▶ Exercise brief: For the entries below, how many lines include the word "this"? Give the figure and nothing more.

▶ Extracted entries:
※ ※ ※
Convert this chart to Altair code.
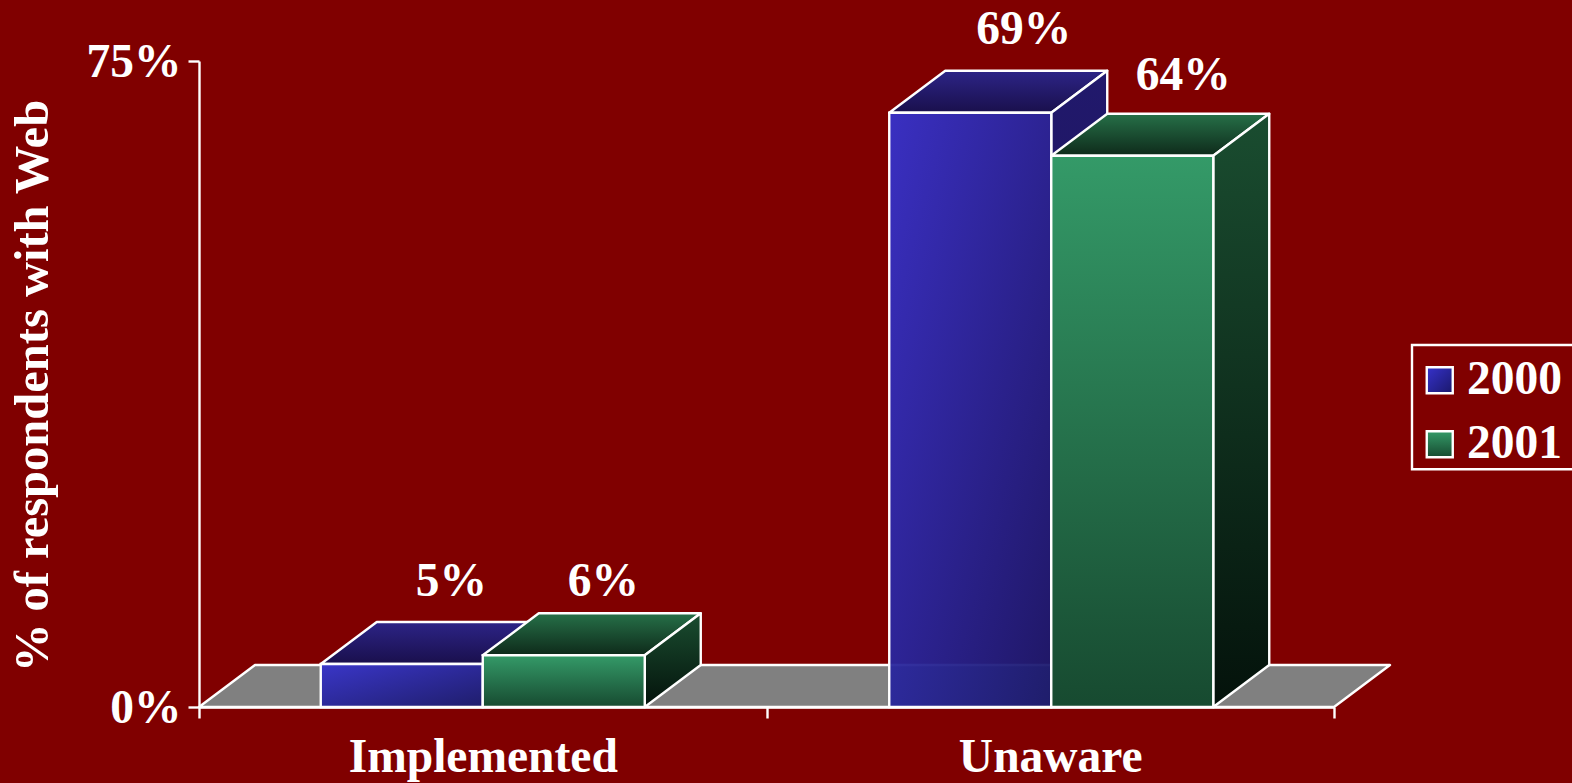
※ ※ ※
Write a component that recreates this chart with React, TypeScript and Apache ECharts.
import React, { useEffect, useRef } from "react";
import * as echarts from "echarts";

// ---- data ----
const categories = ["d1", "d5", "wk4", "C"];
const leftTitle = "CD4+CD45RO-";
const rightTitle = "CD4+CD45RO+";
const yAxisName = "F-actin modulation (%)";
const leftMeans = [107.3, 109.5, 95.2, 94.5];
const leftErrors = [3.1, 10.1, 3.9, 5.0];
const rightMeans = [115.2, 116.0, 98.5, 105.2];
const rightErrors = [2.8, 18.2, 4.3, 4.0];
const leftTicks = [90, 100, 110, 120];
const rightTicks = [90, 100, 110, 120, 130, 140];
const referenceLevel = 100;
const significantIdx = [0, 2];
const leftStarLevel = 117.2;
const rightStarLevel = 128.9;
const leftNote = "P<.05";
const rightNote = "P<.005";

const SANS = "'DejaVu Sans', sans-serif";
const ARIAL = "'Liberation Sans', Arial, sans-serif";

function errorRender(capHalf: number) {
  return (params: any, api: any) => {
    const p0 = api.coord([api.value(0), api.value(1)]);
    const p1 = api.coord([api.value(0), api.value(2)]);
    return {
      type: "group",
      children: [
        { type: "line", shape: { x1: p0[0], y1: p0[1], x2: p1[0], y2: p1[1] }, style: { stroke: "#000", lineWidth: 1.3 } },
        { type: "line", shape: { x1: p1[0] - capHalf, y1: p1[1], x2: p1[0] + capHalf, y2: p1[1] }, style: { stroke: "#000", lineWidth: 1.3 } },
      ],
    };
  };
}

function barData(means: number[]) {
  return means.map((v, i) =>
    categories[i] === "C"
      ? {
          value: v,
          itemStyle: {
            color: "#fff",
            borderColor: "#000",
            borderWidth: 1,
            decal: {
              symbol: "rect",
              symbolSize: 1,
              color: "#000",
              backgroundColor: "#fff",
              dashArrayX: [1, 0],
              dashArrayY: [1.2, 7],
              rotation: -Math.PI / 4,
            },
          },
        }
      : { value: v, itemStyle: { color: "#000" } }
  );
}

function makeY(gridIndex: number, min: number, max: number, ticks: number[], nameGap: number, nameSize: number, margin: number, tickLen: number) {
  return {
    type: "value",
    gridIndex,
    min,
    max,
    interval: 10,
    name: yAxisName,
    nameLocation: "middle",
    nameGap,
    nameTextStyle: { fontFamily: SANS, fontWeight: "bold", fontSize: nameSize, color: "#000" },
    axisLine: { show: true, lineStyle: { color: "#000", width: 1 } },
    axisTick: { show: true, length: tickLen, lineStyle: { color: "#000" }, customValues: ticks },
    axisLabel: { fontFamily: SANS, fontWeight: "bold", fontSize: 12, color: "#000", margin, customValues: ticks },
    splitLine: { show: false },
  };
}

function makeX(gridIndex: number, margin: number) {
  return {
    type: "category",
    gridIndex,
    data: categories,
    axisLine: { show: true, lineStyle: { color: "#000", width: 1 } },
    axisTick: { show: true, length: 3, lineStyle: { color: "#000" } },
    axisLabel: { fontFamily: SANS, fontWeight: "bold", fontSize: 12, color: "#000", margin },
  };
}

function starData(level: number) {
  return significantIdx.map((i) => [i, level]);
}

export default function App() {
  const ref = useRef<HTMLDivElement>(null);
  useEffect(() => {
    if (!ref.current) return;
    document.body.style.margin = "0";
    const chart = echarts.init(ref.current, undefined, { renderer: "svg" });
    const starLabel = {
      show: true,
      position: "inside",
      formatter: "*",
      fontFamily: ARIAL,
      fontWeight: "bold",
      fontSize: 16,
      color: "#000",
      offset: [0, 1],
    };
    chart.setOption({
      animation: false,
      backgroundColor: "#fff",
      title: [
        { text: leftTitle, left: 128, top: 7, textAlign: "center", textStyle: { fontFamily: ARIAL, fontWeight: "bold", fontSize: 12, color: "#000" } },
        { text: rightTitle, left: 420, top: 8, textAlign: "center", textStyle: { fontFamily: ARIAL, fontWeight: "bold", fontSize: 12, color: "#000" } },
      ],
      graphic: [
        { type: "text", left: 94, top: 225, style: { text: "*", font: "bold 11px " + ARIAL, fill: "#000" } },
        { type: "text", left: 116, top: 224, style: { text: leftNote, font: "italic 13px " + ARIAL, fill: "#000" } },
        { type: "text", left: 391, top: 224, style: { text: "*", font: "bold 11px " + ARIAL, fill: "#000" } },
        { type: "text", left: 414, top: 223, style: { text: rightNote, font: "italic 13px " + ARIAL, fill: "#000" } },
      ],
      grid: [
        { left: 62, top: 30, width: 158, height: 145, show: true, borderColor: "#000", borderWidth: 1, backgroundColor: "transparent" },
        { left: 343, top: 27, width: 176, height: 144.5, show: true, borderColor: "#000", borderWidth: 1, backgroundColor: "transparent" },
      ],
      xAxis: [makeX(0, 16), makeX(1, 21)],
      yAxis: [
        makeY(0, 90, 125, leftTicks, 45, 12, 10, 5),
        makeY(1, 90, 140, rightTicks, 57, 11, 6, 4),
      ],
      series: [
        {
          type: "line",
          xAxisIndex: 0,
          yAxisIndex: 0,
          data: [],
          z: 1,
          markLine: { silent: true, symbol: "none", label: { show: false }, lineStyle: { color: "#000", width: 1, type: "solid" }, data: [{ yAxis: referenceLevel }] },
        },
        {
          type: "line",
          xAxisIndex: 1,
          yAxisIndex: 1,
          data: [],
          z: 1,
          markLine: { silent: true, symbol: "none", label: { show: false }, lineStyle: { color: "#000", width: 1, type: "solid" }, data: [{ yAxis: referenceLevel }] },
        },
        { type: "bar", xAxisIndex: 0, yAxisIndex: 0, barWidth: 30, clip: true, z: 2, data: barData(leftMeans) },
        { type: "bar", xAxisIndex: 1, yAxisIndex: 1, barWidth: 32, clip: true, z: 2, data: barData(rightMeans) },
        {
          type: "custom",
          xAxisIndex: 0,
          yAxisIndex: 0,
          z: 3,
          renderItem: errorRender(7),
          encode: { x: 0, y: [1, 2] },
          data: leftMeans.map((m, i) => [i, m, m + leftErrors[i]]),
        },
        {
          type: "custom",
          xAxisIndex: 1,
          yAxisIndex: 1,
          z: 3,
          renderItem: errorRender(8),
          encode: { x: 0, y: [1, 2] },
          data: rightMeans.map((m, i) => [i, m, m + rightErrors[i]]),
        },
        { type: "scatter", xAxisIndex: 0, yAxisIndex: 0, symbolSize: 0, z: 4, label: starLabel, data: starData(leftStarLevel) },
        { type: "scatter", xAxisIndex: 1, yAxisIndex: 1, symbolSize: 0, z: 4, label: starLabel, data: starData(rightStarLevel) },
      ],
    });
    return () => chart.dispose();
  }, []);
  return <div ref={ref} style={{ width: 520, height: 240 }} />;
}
※ ※ ※
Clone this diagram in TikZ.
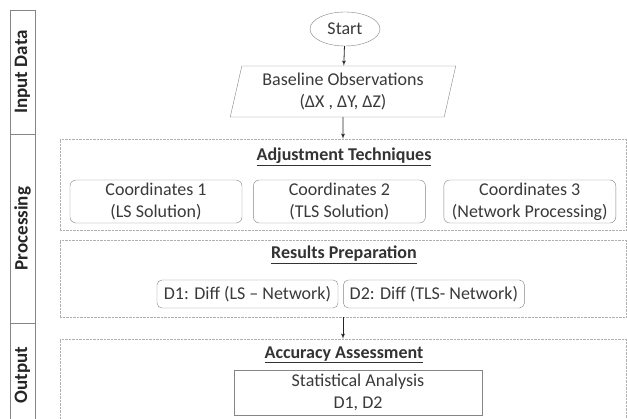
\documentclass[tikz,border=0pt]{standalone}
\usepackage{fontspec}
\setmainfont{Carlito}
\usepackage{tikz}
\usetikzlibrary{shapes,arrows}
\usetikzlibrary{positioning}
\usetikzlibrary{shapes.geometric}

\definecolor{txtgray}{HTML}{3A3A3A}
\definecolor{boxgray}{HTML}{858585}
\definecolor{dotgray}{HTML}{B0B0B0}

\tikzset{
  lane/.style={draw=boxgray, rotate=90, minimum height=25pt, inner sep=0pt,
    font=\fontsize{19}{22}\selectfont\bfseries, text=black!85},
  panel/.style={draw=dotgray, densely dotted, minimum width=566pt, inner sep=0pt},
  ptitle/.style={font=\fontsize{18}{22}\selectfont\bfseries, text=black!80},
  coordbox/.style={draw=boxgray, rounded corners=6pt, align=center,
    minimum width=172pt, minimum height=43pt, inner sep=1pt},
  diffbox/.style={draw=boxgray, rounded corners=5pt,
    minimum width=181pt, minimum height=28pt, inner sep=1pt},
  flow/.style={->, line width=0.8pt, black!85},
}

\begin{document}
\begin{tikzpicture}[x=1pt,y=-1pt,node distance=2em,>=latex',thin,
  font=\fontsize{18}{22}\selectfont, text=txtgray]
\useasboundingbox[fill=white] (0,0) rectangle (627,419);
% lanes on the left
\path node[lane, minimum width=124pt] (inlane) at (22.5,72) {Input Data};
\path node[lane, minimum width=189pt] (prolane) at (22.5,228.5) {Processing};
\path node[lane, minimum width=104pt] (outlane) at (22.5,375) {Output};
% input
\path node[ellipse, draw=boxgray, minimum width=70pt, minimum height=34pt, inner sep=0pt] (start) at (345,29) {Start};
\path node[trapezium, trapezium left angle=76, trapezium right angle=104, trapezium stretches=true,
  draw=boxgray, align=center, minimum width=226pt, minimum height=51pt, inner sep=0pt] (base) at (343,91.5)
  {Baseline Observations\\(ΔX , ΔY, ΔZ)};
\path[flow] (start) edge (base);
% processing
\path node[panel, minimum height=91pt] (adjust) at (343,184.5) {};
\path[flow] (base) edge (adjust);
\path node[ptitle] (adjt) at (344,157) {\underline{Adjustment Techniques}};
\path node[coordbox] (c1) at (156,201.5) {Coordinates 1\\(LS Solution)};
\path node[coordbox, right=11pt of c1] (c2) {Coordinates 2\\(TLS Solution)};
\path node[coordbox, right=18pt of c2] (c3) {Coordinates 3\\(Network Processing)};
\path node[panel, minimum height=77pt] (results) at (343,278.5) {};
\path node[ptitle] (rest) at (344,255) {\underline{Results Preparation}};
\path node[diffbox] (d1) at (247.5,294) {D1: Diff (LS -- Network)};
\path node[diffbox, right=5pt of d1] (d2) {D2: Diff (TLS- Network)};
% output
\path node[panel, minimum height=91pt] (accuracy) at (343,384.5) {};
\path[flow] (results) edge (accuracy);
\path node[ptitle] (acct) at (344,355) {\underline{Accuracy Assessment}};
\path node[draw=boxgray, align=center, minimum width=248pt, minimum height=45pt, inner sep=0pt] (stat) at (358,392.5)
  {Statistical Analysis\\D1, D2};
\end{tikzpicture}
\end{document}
※ ※ ※
▶ Task solution: 3